*Aim:* Can you set down, exactly as they appear below, the lines from the opening of the material through the one bearing "leg.get_frame().set_linewidth(0.7)", minus the pictures?

*Stored data:*
==*==

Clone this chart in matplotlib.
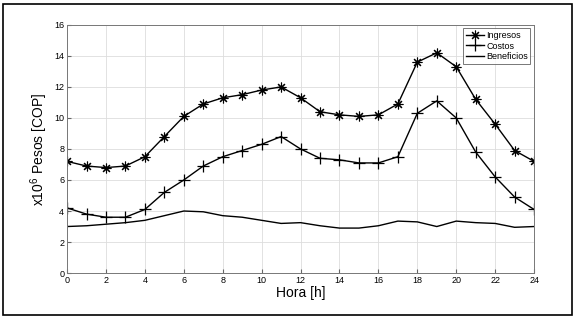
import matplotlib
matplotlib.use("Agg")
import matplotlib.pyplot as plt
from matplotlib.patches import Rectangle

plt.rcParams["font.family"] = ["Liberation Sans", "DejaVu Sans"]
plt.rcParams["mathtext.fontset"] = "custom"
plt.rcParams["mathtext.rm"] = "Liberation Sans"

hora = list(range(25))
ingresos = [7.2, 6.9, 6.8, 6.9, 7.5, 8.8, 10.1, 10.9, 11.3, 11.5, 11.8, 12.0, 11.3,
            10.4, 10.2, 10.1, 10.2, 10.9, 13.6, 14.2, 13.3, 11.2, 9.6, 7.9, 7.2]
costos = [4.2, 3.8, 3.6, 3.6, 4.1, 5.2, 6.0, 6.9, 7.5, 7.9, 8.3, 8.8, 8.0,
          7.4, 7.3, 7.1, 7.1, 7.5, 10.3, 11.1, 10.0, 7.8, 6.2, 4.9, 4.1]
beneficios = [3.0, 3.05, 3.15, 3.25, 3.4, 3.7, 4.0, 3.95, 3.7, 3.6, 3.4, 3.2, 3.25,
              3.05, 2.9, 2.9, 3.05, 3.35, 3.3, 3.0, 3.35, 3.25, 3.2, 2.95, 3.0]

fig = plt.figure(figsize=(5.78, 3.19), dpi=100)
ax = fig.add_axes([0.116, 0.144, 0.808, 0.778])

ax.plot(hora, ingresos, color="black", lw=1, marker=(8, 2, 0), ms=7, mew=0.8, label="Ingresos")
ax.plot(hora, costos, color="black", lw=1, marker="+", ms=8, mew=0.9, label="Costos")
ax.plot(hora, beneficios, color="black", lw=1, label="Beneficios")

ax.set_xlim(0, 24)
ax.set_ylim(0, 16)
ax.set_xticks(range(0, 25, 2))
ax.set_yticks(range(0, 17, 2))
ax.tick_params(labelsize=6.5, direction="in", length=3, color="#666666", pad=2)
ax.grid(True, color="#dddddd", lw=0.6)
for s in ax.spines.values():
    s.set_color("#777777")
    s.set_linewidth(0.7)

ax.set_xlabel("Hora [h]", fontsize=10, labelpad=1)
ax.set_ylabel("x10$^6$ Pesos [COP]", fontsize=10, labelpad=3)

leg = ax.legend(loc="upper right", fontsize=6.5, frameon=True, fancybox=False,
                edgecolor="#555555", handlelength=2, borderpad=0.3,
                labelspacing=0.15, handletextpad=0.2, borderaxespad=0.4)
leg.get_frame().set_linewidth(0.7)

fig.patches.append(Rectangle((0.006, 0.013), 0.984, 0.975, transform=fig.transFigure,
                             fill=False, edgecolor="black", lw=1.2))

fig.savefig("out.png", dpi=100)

==*==

*Correct answer:*
Clone this chart in matplotlib.
import matplotlib
matplotlib.use("Agg")
import matplotlib.pyplot as plt
from matplotlib.patches import Rectangle

plt.rcParams["font.family"] = ["Liberation Sans", "DejaVu Sans"]
plt.rcParams["mathtext.fontset"] = "custom"
plt.rcParams["mathtext.rm"] = "Liberation Sans"

hora = list(range(25))
ingresos = [7.2, 6.9, 6.8, 6.9, 7.5, 8.8, 10.1, 10.9, 11.3, 11.5, 11.8, 12.0, 11.3,
            10.4, 10.2, 10.1, 10.2, 10.9, 13.6, 14.2, 13.3, 11.2, 9.6, 7.9, 7.2]
costos = [4.2, 3.8, 3.6, 3.6, 4.1, 5.2, 6.0, 6.9, 7.5, 7.9, 8.3, 8.8, 8.0,
          7.4, 7.3, 7.1, 7.1, 7.5, 10.3, 11.1, 10.0, 7.8, 6.2, 4.9, 4.1]
beneficios = [3.0, 3.05, 3.15, 3.25, 3.4, 3.7, 4.0, 3.95, 3.7, 3.6, 3.4, 3.2, 3.25,
              3.05, 2.9, 2.9, 3.05, 3.35, 3.3, 3.0, 3.35, 3.25, 3.2, 2.95, 3.0]

fig = plt.figure(figsize=(5.78, 3.19), dpi=100)
ax = fig.add_axes([0.116, 0.144, 0.808, 0.778])

ax.plot(hora, ingresos, color="black", lw=1, marker=(8, 2, 0), ms=7, mew=0.8, label="Ingresos")
ax.plot(hora, costos, color="black", lw=1, marker="+", ms=8, mew=0.9, label="Costos")
ax.plot(hora, beneficios, color="black", lw=1, label="Beneficios")

ax.set_xlim(0, 24)
ax.set_ylim(0, 16)
ax.set_xticks(range(0, 25, 2))
ax.set_yticks(range(0, 17, 2))
ax.tick_params(labelsize=6.5, direction="in", length=3, color="#666666", pad=2)
ax.grid(True, color="#dddddd", lw=0.6)
for s in ax.spines.values():
    s.set_color("#777777")
    s.set_linewidth(0.7)

ax.set_xlabel("Hora [h]", fontsize=10, labelpad=1)
ax.set_ylabel("x10$^6$ Pesos [COP]", fontsize=10, labelpad=3)

leg = ax.legend(loc="upper right", fontsize=6.5, frameon=True, fancybox=False,
                edgecolor="#555555", handlelength=2, borderpad=0.3,
                labelspacing=0.15, handletextpad=0.2, borderaxespad=0.4)
leg.get_frame().set_linewidth(0.7)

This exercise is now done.